— Begin DATA SECTION —

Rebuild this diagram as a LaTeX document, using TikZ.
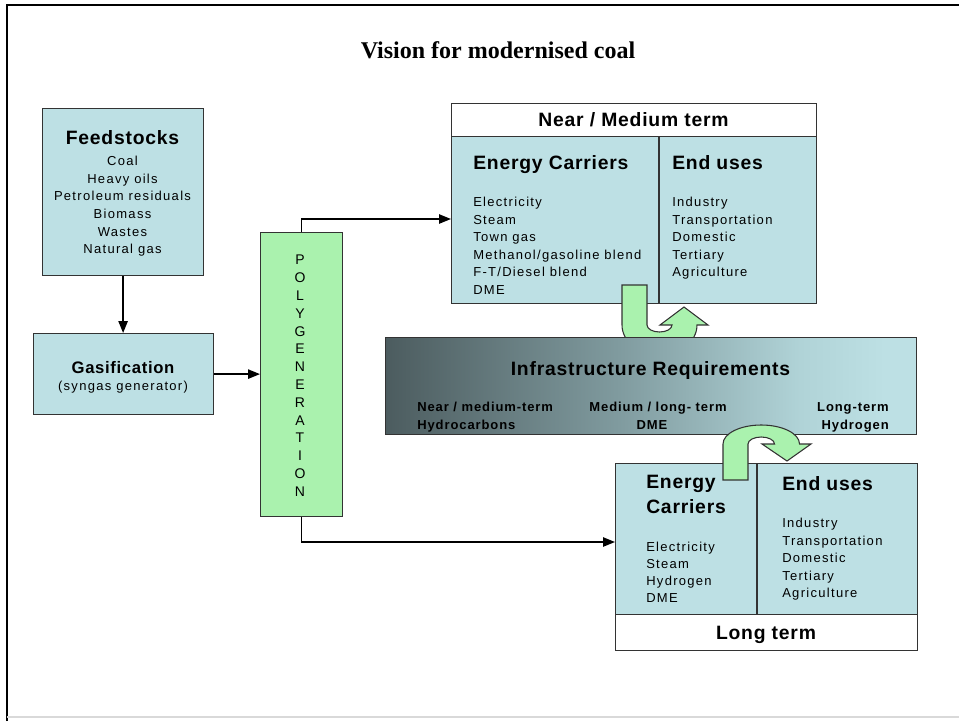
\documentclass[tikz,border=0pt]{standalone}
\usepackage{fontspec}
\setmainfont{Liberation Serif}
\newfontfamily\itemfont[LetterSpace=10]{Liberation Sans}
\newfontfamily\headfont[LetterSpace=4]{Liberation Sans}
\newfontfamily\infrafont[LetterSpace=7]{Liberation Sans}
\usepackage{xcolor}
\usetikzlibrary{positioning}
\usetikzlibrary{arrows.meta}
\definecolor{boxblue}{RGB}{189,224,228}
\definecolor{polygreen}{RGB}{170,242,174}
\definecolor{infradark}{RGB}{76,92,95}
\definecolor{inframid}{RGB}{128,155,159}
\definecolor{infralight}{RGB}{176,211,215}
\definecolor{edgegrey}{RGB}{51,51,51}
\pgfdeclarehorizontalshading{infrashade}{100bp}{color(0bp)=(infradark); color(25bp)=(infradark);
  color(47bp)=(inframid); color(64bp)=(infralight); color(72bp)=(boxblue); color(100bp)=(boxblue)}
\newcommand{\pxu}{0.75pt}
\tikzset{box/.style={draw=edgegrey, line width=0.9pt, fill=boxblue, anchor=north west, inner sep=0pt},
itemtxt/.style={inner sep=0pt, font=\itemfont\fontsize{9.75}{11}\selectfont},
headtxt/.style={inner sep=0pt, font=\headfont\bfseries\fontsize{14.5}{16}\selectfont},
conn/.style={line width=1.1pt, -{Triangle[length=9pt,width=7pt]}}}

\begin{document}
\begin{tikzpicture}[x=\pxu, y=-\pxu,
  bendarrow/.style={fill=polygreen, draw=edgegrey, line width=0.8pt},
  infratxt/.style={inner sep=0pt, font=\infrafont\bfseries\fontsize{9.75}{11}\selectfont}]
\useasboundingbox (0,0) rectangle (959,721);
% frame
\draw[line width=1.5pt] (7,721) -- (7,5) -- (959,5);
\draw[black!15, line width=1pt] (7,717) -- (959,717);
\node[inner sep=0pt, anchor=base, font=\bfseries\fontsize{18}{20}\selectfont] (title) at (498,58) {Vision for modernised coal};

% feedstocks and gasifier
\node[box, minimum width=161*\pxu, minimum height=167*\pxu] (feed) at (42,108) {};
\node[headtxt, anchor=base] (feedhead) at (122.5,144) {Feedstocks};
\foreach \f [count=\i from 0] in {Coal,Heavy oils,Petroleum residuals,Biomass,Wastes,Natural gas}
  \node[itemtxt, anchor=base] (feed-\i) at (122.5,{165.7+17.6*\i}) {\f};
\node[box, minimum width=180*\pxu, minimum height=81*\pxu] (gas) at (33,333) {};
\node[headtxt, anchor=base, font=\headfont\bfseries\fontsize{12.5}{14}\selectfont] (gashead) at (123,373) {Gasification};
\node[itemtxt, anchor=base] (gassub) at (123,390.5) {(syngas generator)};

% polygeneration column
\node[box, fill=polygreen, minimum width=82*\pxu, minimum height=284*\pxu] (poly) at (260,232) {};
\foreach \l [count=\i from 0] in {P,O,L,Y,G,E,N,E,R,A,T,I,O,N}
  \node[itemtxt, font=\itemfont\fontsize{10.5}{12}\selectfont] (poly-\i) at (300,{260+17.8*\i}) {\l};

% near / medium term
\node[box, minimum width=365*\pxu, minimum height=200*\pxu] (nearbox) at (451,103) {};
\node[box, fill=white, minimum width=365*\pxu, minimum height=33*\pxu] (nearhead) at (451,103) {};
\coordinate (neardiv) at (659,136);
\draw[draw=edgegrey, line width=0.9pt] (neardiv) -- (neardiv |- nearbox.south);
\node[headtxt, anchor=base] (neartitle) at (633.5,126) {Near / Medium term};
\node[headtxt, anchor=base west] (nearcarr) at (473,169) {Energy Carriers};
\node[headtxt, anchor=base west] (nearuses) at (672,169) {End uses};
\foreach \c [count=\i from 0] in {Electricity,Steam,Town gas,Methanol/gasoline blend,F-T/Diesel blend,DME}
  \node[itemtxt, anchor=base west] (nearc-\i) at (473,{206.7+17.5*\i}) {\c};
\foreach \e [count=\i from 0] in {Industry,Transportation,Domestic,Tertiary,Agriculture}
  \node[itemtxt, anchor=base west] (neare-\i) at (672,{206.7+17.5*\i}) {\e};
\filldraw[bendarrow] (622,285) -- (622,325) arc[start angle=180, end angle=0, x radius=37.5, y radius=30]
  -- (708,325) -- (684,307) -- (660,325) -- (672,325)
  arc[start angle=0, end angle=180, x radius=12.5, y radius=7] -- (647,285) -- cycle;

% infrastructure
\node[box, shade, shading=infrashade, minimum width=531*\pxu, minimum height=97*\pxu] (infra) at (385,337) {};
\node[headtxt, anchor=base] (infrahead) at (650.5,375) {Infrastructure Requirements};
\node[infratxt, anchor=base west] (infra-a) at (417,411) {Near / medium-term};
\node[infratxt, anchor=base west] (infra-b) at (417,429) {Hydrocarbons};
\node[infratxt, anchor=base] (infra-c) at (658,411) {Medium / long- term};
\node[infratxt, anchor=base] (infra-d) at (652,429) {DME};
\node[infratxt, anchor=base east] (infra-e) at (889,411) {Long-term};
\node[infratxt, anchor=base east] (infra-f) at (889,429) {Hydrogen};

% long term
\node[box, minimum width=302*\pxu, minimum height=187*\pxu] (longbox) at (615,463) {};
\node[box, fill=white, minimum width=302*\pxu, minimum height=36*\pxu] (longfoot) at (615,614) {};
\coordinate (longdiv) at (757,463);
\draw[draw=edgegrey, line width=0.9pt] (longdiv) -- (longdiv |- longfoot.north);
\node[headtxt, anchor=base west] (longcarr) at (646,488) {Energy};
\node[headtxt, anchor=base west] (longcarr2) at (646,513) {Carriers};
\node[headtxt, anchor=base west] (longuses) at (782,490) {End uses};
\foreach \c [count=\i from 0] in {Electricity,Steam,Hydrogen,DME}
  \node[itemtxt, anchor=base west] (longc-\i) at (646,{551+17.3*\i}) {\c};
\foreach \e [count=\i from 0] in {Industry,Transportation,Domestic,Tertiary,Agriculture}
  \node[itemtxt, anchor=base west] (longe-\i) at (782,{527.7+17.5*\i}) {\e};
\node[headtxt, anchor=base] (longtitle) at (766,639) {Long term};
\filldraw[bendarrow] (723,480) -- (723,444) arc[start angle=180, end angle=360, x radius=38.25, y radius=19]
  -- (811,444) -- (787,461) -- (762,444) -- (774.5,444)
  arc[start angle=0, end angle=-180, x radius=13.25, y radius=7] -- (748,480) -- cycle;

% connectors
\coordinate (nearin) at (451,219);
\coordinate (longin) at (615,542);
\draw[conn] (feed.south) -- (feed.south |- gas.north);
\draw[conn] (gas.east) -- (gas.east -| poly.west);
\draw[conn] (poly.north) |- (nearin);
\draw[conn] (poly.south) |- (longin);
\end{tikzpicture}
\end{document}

— End DATA SECTION —

* [WORK TO DO] Make an exact copy of the lines from the top of the material through the line with "(title) at (498,58)", pictures excluded.

* [RESULT OF THE EXERCISE]
Rebuild this diagram as a LaTeX document, using TikZ.
\documentclass[tikz,border=0pt]{standalone}
\usepackage{fontspec}
\setmainfont{Liberation Serif}
\newfontfamily\itemfont[LetterSpace=10]{Liberation Sans}
\newfontfamily\headfont[LetterSpace=4]{Liberation Sans}
\newfontfamily\infrafont[LetterSpace=7]{Liberation Sans}
\usepackage{xcolor}
\usetikzlibrary{positioning}
\usetikzlibrary{arrows.meta}
\definecolor{boxblue}{RGB}{189,224,228}
\definecolor{polygreen}{RGB}{170,242,174}
\definecolor{infradark}{RGB}{76,92,95}
\definecolor{inframid}{RGB}{128,155,159}
\definecolor{infralight}{RGB}{176,211,215}
\definecolor{edgegrey}{RGB}{51,51,51}
\pgfdeclarehorizontalshading{infrashade}{100bp}{color(0bp)=(infradark); color(25bp)=(infradark);
  color(47bp)=(inframid); color(64bp)=(infralight); color(72bp)=(boxblue); color(100bp)=(boxblue)}
\newcommand{\pxu}{0.75pt}
\tikzset{box/.style={draw=edgegrey, line width=0.9pt, fill=boxblue, anchor=north west, inner sep=0pt},
itemtxt/.style={inner sep=0pt, font=\itemfont\fontsize{9.75}{11}\selectfont},
headtxt/.style={inner sep=0pt, font=\headfont\bfseries\fontsize{14.5}{16}\selectfont},
conn/.style={line width=1.1pt, -{Triangle[length=9pt,width=7pt]}}}

\begin{document}
\begin{tikzpicture}[x=\pxu, y=-\pxu,
  bendarrow/.style={fill=polygreen, draw=edgegrey, line width=0.8pt},
  infratxt/.style={inner sep=0pt, font=\infrafont\bfseries\fontsize{9.75}{11}\selectfont}]
\useasboundingbox (0,0) rectangle (959,721);
% frame
\draw[line width=1.5pt] (7,721) -- (7,5) -- (959,5);
\draw[black!15, line width=1pt] (7,717) -- (959,717);
\node[inner sep=0pt, anchor=base, font=\bfseries\fontsize{18}{20}\selectfont] (title) at (498,58) {Vision for modernised coal};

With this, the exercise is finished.